● PROBLEM TO WORK ON
Repeat the data word for word. Do not include the pictures.

● GIVEN INFORMATION
┄┄┄┄┄┄┄┄┄┄

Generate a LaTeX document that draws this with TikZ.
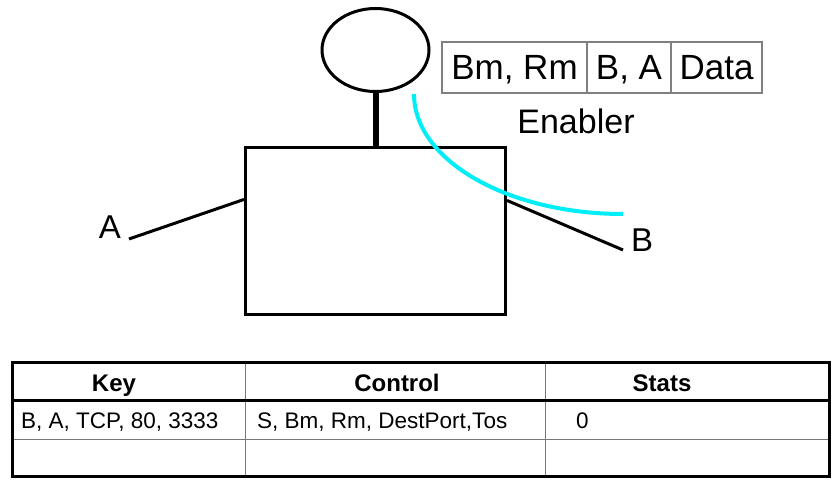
\documentclass[tikz,border=0pt]{standalone}
\usepackage{fontspec}
\setmainfont{Liberation Sans}
\usetikzlibrary{shapes.geometric,calc}
\definecolor{cyanline}{RGB}{0,238,248}
\definecolor{cellgray}{RGB}{128,128,128}
\definecolor{tablegray}{RGB}{120,120,120}
\begin{document}
\begin{tikzpicture}[x=1pt,y=-1pt,
  thickline/.style={line width=3pt},
  hcell/.style={draw=cellgray, line width=1.2pt, rectangle, minimum height=51pt, inner sep=0pt,
    text height=25pt, text depth=0pt, font=\fontsize{35}{40}\selectfont},
  biglabel/.style={inner sep=0pt, font=\fontsize{33}{38}\selectfont},
  headtext/.style={anchor=base, inner sep=0pt, font=\fontsize{24}{28}\selectfont\bfseries},
  celltext/.style={anchor=base west, inner sep=0pt, font=\fontsize{22.5}{26}\selectfont}]
\useasboundingbox (0,0) rectangle (840,486);

% figure
\node[draw, thickline, ellipse, minimum width=107pt, minimum height=83pt, inner sep=0pt] (head) at (375.5,50) {};
\node[draw, thickline, rectangle, minimum width=260pt, minimum height=166.5pt, inner sep=0pt] (box) at (375.5,231.2) {};
\draw[line width=6pt] (head.south) -- (box.north);

\coordinate (aend) at (129,239);
\coordinate (bend) at (623,250);
\draw[thickline] (aend) -- ([yshift=-53pt]box.north west);
\draw[thickline] ([yshift=-54pt]box.north east) -- (bend);
\node[biglabel] (la) at (110,227) {A};
\node[biglabel] (lb) at (642,240) {B};

\coordinate (cstart) at (414,94);
\coordinate (cend) at (623,214);
\draw[cyanline, line width=4pt] (cstart) .. controls (414,160.3) and (507.6,214) .. (cend);

% packet header
\node[hcell, minimum width=145pt] (h1) at (514.5,67.5) {Bm, Rm};
\node[hcell, minimum width=84pt] (h2) at (629,67.5) {B, A};
\node[hcell, minimum width=91pt] (h3) at (716.5,67.5) {Data};
\node[inner sep=0pt, font=\fontsize{34}{38}\selectfont] (en) at (576,121) {Enabler};

% table
\draw[tablegray, line width=1pt] (245.5,362) -- (245.5,476);
\draw[tablegray, line width=1pt] (545,362) -- (545,476);
\draw[tablegray, line width=1pt] (12,439) -- (830,439);
\draw[line width=2.5pt] (12,400.7) -- (830,400.7);
\draw[line width=3pt] (12.5,362.5) rectangle (829.5,476.2);

\node[headtext] (tk) at (114,391) {Key};
\node[headtext] (tc) at (397,391) {Control};
\node[headtext] (ts) at (662,391) {Stats};
\node[celltext] (r1) at (21,428) {B, A, TCP, 80, 3333};
\node[celltext] (r2) at (257,428) {S, Bm, Rm, DestPort,Tos};
\node[celltext] (r3) at (576,428) {0};
\end{tikzpicture}
\end{document}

┄┄┄┄┄┄┄┄┄┄

● FINISHED TASK
Generate a LaTeX document that draws this with TikZ.
\documentclass[tikz,border=0pt]{standalone}
\usepackage{fontspec}
\setmainfont{Liberation Sans}
\usetikzlibrary{shapes.geometric,calc}
\definecolor{cyanline}{RGB}{0,238,248}
\definecolor{cellgray}{RGB}{128,128,128}
\definecolor{tablegray}{RGB}{120,120,120}
\begin{document}
\begin{tikzpicture}[x=1pt,y=-1pt,
  thickline/.style={line width=3pt},
  hcell/.style={draw=cellgray, line width=1.2pt, rectangle, minimum height=51pt, inner sep=0pt,
    text height=25pt, text depth=0pt, font=\fontsize{35}{40}\selectfont},
  biglabel/.style={inner sep=0pt, font=\fontsize{33}{38}\selectfont},
  headtext/.style={anchor=base, inner sep=0pt, font=\fontsize{24}{28}\selectfont\bfseries},
  celltext/.style={anchor=base west, inner sep=0pt, font=\fontsize{22.5}{26}\selectfont}]
\useasboundingbox (0,0) rectangle (840,486);

% figure
\node[draw, thickline, ellipse, minimum width=107pt, minimum height=83pt, inner sep=0pt] (head) at (375.5,50) {};
\node[draw, thickline, rectangle, minimum width=260pt, minimum height=166.5pt, inner sep=0pt] (box) at (375.5,231.2) {};
\draw[line width=6pt] (head.south) -- (box.north);

\coordinate (aend) at (129,239);
\coordinate (bend) at (623,250);
\draw[thickline] (aend) -- ([yshift=-53pt]box.north west);
\draw[thickline] ([yshift=-54pt]box.north east) -- (bend);
\node[biglabel] (la) at (110,227) {A};
\node[biglabel] (lb) at (642,240) {B};

\coordinate (cstart) at (414,94);
\coordinate (cend) at (623,214);
\draw[cyanline, line width=4pt] (cstart) .. controls (414,160.3) and (507.6,214) .. (cend);

% packet header
\node[hcell, minimum width=145pt] (h1) at (514.5,67.5) {Bm, Rm};
\node[hcell, minimum width=84pt] (h2) at (629,67.5) {B, A};
\node[hcell, minimum width=91pt] (h3) at (716.5,67.5) {Data};
\node[inner sep=0pt, font=\fontsize{34}{38}\selectfont] (en) at (576,121) {Enabler};

% table
\draw[tablegray, line width=1pt] (245.5,362) -- (245.5,476);
\draw[tablegray, line width=1pt] (545,362) -- (545,476);
\draw[tablegray, line width=1pt] (12,439) -- (830,439);
\draw[line width=2.5pt] (12,400.7) -- (830,400.7);
\draw[line width=3pt] (12.5,362.5) rectangle (829.5,476.2);

\node[headtext] (tk) at (114,391) {Key};
\node[headtext] (tc) at (397,391) {Control};
\node[headtext] (ts) at (662,391) {Stats};
\node[celltext] (r1) at (21,428) {B, A, TCP, 80, 3333};
\node[celltext] (r2) at (257,428) {S, Bm, Rm, DestPort,Tos};
\node[celltext] (r3) at (576,428) {0};
\end{tikzpicture}
\end{document}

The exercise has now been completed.